Canadian journalist, news editor and director

Marcel Desjardins (28 April 1941 – 10 February 2003) was a Canadian journalist, news editor and director. He was a political correspondent for Le Droit and La Presse, before becoming an editor at Radio-Canada. He later returned to La Presse as the news director, then as the vice-president and assistant editor. He also covered ice hockey and was recognized with the Elmer Ferguson Memorial Award by the Professional Hockey Writers' Association.

==Career==
Desjardins was born on 28 April 1941, in Grenville, Quebec. He began his career in journalism at age 17, writing for Le Carillon in Hawkesbury, Ontario. He moved to Ottawa in 1962, then worked part-time for Le Droit and attended the University of Ottawa. He married Micheline Danis in 1963, with whom he had three children. Desjardins later attended the University of Toronto, then became the political correspondent for Le Droit in 1967, covering the events in the House of Commons of Canada.

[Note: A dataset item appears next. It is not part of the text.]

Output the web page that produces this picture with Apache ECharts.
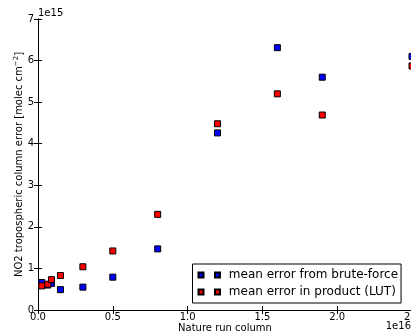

Desjardins joined La Presse in 1970, then became the National Assembly of Quebec. Desjardins was made an honorary member of the Professional Hockey Writers' Association in February 1971. He became the director of information for Montréal-Matin in 1976, then worked for Radio-Canada from 1979 to 1988, as the editor-in-chief of televised news broadcasts and as director of the political news program Le Point. He was also responsible for the current affairs program Impact. He received the Elmer Ferguson Memorial Award in 1984, in recognition of his hockey journalism. He was one of the founding governors of an organization established to oversee the National Newspaper Awards in 1989. He returned to La Presse as the news director in 1988, then became its vice-president and assistant editor in 1999.

==Death and legacy==
Desjardins died on 10 February 2003, and was interred at St-Alphonse Cemetery in Hawkesbury. Fellow Quebec television journalist Pierre Nadeau described Desjardins by saying, "The man was as solid as a rock, physically and mentally. He had an unerring sense of news judgment. He also had a fabulous sense of humour. He had a way of handling difficult egos with charm, tact, refinement and strength". Jean Chretien, then the Prime Minister of Canada, knew Desjardins from his coverage at the House of Commons and remembered him for "his dynamic personality and his extraordinary talent".